One of the reasons I prefer factories over fixtures is that my tests
express better.
login_user = Factory.create :user
login_as login_user
...
In this case, someone reading this test knows that it only matters
that a user is being created. It shouldn’t have any special
attributes.
But if I do something like this:
login_user = Factory.create :user, name: 'Rodrigo'
Then I know that the name attribute of the user is relevant for that
test.
Another reason is that I only load the records needed by my tests,
not lots of unrelated data that could have some side effect on the
tests.
Rails provides a curated stack. The stack reflects the preferences of the core team, we make some choices that we believe are the best defaults. For instance, when we compare Test::Unit and RSpec code side by side we prefer Test::Unit, and that’s what you get in the stack. Same for fixtures.

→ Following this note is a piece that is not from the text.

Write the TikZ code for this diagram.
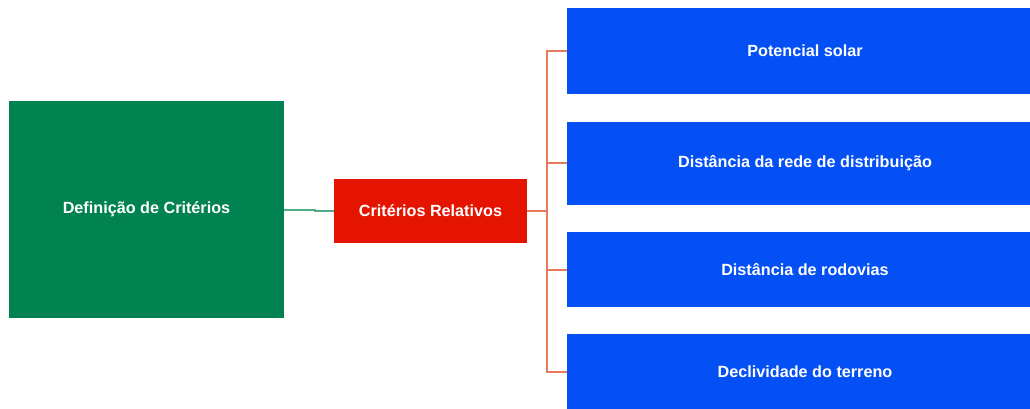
\documentclass[tikz,border=0pt]{standalone}
\usepackage{fontspec}
\setmainfont{Liberation Sans}
\definecolor{gbox}{HTML}{008251}
\definecolor{rbox}{HTML}{E51400}
\definecolor{bbox}{HTML}{0550F5}
\definecolor{gline}{HTML}{4FAE86}
\definecolor{rline}{HTML}{E8795A}
\begin{document}
\begin{tikzpicture}[x=0.75pt,y=-0.75pt,
  boxs/.style={draw=none,inner sep=0pt,text=white,font=\bfseries\fontsize{12.15}{14}\selectfont},
  gconn/.style={draw=gline,line width=1.1pt},
  rconn/.style={draw=rline,line width=1.4pt}]
\useasboundingbox (0,0) rectangle (1030,409);
\begin{scope}
\clip (0,0) rectangle (1030,409);
\fill[gbox] (9,101) rectangle (284,318);
\node[boxs] (g) at (146.5,209.5) {Definição de Critérios};
\fill[rbox] (334,179) rectangle (527,243);
\node[boxs] (r) at (430.5,211) {Critérios Relativos};
\fill[bbox] (567,8) rectangle (1043,94);
\fill[bbox] (567,122) rectangle (1043,205);
\fill[bbox] (567,232) rectangle (1043,307);
\fill[bbox] (567,334) rectangle (1043,410);
\node[boxs] (b1) at (805,51) {Potencial solar};
\node[boxs] (b2) at (805,163) {Distância da rede de distribuição};
\node[boxs] (b3) at (805,270) {Distância de rodovias};
\node[boxs] (b4) at (805,372) {Declividade do terreno};
\coordinate (gE) at (284,210);
\coordinate (rW) at (334,211);
\coordinate (rE) at (527,211);
\coordinate (t) at (547,211);
\coordinate (w1) at (567,51);
\coordinate (w2) at (567,163);
\coordinate (w3) at (567,270);
\coordinate (w4) at (567,372);
\draw[gconn] (gE) -- ++(31,0) |- (rW);
\draw[rconn] (rE) -- (t);
\draw[rconn] (t) |- (w1);
\draw[rconn] (t) |- (w2);
\draw[rconn] (t) |- (w3);
\draw[rconn] (t) |- (w4);
\end{scope}
\end{tikzpicture}
\end{document}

In addition to that, the framework also makes the design/development effort to let users be able to plug in alternatives, and Rails 3 made this less hackish than it was before. So it is totally fine that you prefer factories, and we’ll make sure you can use them.

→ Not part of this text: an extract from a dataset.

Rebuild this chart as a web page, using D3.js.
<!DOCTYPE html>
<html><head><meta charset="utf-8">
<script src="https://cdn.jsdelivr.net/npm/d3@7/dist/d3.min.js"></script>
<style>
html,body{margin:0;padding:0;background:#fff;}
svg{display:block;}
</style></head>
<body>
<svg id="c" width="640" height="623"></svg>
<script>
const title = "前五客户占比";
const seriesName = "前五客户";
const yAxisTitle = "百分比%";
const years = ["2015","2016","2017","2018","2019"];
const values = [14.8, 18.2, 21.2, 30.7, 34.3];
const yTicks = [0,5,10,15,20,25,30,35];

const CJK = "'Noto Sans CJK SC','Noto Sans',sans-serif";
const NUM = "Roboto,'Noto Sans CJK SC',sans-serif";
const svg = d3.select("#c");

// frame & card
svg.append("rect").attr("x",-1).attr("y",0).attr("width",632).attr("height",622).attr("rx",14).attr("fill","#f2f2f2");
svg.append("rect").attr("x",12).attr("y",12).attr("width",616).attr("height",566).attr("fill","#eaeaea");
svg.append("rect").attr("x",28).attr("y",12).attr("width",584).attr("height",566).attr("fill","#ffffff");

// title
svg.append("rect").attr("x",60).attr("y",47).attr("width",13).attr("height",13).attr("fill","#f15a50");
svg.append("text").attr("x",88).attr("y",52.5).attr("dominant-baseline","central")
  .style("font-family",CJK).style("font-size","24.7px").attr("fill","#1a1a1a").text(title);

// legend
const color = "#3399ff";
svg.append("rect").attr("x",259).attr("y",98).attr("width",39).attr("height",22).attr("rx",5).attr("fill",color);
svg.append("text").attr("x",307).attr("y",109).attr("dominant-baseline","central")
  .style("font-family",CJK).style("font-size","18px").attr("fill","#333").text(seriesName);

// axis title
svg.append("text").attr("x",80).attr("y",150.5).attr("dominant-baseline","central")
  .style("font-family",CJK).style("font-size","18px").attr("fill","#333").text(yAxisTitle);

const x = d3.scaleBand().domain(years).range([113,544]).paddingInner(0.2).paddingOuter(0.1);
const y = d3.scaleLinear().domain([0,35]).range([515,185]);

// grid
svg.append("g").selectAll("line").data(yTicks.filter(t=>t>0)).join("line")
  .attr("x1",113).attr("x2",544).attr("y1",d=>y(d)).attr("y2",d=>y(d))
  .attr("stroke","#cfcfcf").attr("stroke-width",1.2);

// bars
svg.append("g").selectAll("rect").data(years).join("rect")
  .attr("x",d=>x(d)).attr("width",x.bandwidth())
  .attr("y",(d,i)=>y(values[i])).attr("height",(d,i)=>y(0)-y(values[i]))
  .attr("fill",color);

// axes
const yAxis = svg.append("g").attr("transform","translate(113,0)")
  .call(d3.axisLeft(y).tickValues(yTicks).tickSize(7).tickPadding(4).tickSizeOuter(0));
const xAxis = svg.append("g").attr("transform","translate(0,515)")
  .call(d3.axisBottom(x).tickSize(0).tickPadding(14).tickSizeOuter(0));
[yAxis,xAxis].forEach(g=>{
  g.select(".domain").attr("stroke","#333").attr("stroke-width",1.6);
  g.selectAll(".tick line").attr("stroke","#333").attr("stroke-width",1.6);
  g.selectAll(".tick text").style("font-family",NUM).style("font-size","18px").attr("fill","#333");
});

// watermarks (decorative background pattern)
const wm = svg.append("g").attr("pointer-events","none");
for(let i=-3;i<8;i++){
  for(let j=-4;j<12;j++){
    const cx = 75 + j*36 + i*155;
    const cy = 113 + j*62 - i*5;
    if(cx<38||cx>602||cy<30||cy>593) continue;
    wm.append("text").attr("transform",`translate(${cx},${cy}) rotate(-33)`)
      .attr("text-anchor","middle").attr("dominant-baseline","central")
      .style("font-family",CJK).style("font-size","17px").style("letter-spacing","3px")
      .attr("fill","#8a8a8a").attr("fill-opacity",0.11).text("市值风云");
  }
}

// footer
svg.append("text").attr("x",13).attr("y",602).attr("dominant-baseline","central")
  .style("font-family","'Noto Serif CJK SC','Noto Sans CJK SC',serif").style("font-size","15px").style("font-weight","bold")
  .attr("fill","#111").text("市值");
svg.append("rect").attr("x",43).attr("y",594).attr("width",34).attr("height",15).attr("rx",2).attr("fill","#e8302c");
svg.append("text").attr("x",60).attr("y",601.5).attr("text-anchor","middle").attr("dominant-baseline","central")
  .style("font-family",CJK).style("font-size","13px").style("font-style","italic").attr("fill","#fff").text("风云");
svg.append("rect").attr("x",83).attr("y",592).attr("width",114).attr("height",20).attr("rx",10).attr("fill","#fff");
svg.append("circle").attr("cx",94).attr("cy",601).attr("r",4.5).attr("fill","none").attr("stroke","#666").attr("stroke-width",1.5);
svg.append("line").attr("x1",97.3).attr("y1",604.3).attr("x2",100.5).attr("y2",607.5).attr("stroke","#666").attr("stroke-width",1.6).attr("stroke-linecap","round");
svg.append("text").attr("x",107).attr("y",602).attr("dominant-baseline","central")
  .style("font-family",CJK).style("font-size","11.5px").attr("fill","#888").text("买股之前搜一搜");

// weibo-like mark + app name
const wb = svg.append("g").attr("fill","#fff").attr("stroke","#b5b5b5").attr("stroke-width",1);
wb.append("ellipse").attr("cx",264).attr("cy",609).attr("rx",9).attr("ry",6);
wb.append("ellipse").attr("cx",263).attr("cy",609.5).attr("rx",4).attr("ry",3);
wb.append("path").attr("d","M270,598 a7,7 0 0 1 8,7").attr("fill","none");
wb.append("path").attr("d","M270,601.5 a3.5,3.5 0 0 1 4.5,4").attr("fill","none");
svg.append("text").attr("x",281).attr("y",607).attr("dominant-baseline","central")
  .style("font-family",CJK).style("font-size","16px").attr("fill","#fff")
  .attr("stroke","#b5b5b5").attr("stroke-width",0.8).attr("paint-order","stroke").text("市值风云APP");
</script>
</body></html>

Well, in the case of Rails the value of extracting something like this to a gem has more to do with the internal organization of the framework in my view.
Things in Rails follow the release cycle of Rails generally speaking. For example, Active Record is a gem, but there aren’t releases of Active Record independent from Rails, albeit it can be used outside Rails.
I don’t see a need to extract fixtures to a gem personally.